**COLLECTED MATERIAL:**

────────────────

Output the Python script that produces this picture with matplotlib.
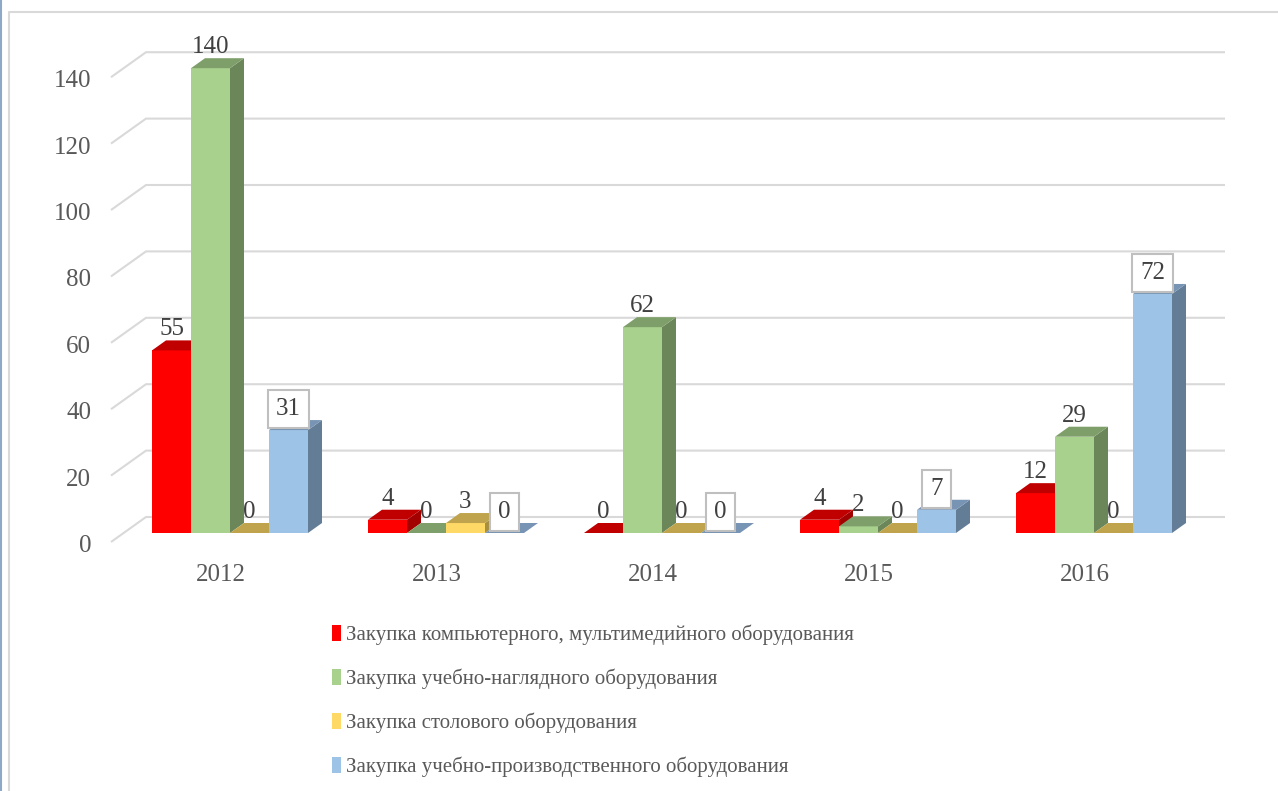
import matplotlib.pyplot as plt
from matplotlib.patches import Polygon, Patch
from matplotlib.lines import Line2D

# data
years = ['2012', '2013', '2014', '2015', '2016']
series_names = [
    'Закупка компьютерного, мультимедийного оборудования',
    'Закупка учебно-наглядного оборудования',
    'Закупка столового оборудования',
    'Закупка учебно-производственного оборудования',
]
computer = [55, 4, 0, 4, 12]
visual = [140, 0, 62, 2, 29]
canteen = [0, 3, 0, 0, 0]
production = [31, 0, 0, 7, 72]
yticks = [0, 20, 40, 60, 80, 100, 120, 140]

values = [computer, visual, canteen, production]
# front, top, side colours per series
front_c = ['#FF0000', '#A9D18E', '#FFD966', '#9DC3E6']
top_c = ['#C00000', '#7F9F6A', '#C0A44D', '#7794B4']
side_c = ['#A30000', '#6B8759', '#A88E3F', '#647D97']
boxed = [False, False, False, True]

plt.rcParams['font.family'] = ['Liberation Serif', 'DejaVu Serif']

W, H = 1278, 791
fig = plt.figure(figsize=(W / 100, H / 100), dpi=100)
ax = fig.add_axes([0, 0, 1, 1])
# pixel layout: group pitch 216 px, first group centre at 230 px, baseline 533 px, 3.32 px per unit
pitch, x0, base, ppu = 216.0, 230.0, 533.0, 3.32
ax.set_xlim(-x0 / pitch, (W - x0) / pitch)
ax.set_ylim(-(H - base) / ppu, base / ppu)
ax.axis('off')

bw = 39 / pitch          # bar width
ddx = 14 / pitch         # depth offset x
ddy = 10 / ppu           # depth offset y

# back wall gridlines with perspective floor lines
gx_front, gx_back, gx_end = (111 - x0) / pitch, (146 - x0) / pitch, (1225 - x0) / pitch
g_front, g_back = -9 / ppu, 16 / ppu
for v in yticks:
    ax.plot([gx_front, gx_back, gx_end], [v + g_front, v + g_back, v + g_back],
            color='#D9D9D9', lw=1.5, zorder=1, solid_capstyle='butt')
    ax.text((91 - x0) / pitch, v - 3.9, str(v), ha='right', va='center',
            fontsize=18, color='#595959')

for i, year in enumerate(years):
    left0 = i - 2 * bw
    for s in range(4):
        h = values[s][i]
        xl, xr = left0 + s * bw, left0 + (s + 1) * bw
        z = 3 + i * 10 + s
        if h > 0:
            ax.add_patch(Polygon([(xl, 0), (xr, 0), (xr, h), (xl, h)],
                                 closed=True, fc=front_c[s], ec='none', zorder=z))
            ax.add_patch(Polygon([(xr, 0), (xr + ddx, ddy), (xr + ddx, h + ddy), (xr, h)],
                                 closed=True, fc=side_c[s], ec='none', zorder=z))
        ax.add_patch(Polygon([(xl, h), (xr, h), (xr + ddx, h + ddy), (xl + ddx, h + ddy)],
                             closed=True, fc=top_c[s], ec='none', zorder=z))
        bbox = None
        if boxed[s]:
            bbox = dict(boxstyle='square,pad=0.33', fc='white', ec='#BFBFBF', lw=1.5)
        ax.text((xl + xr) / 2, h + 6.3, str(h), ha='center', va='center',
                fontsize=18, color='#404040', bbox=bbox, zorder=100)
    ax.text(i - 9 / pitch, -12.6, year, ha='center', va='center',
            fontsize=18, color='#595959')

# outer chart frame
fig.add_artist(Line2D([9 / W, 9 / W, 1], [0, 1 - 12 / H, 1 - 12 / H],
                      color='#D9D9D9', lw=1.5, transform=fig.transFigure))
fig.add_artist(Line2D([1 / W, 1 / W], [0, 1], color='#8EA9C8', lw=1.5,
                      transform=fig.transFigure))

handles = [Patch(fc=front_c[s], ec='none') for s in range(4)]
fig.legend(handles, series_names, loc='upper left',
           bbox_to_anchor=(313 / W, 1 - 606 / H), frameon=False,
           fontsize=15, labelcolor='#595959', handlelength=0.45,
           handleheight=0.75, handletextpad=0.25, labelspacing=1.13)

fig.savefig('out.png', dpi=100)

────────────────

**TASK TO COMPLETE:** Write out an exact copy of the listing, first line through the line containing "ddy = 10 / ppu", with the pictures left out.

**TASK SOLUTION:**
Output the Python script that produces this picture with matplotlib.
import matplotlib.pyplot as plt
from matplotlib.patches import Polygon, Patch
from matplotlib.lines import Line2D

# data
years = ['2012', '2013', '2014', '2015', '2016']
series_names = [
    'Закупка компьютерного, мультимедийного оборудования',
    'Закупка учебно-наглядного оборудования',
    'Закупка столового оборудования',
    'Закупка учебно-производственного оборудования',
]
computer = [55, 4, 0, 4, 12]
visual = [140, 0, 62, 2, 29]
canteen = [0, 3, 0, 0, 0]
production = [31, 0, 0, 7, 72]
yticks = [0, 20, 40, 60, 80, 100, 120, 140]

values = [computer, visual, canteen, production]
# front, top, side colours per series
front_c = ['#FF0000', '#A9D18E', '#FFD966', '#9DC3E6']
top_c = ['#C00000', '#7F9F6A', '#C0A44D', '#7794B4']
side_c = ['#A30000', '#6B8759', '#A88E3F', '#647D97']
boxed = [False, False, False, True]

plt.rcParams['font.family'] = ['Liberation Serif', 'DejaVu Serif']

W, H = 1278, 791
fig = plt.figure(figsize=(W / 100, H / 100), dpi=100)
ax = fig.add_axes([0, 0, 1, 1])
# pixel layout: group pitch 216 px, first group centre at 230 px, baseline 533 px, 3.32 px per unit
pitch, x0, base, ppu = 216.0, 230.0, 533.0, 3.32
ax.set_xlim(-x0 / pitch, (W - x0) / pitch)
ax.set_ylim(-(H - base) / ppu, base / ppu)
ax.axis('off')

bw = 39 / pitch          # bar width
ddx = 14 / pitch         # depth offset x
ddy = 10 / ppu           # depth offset y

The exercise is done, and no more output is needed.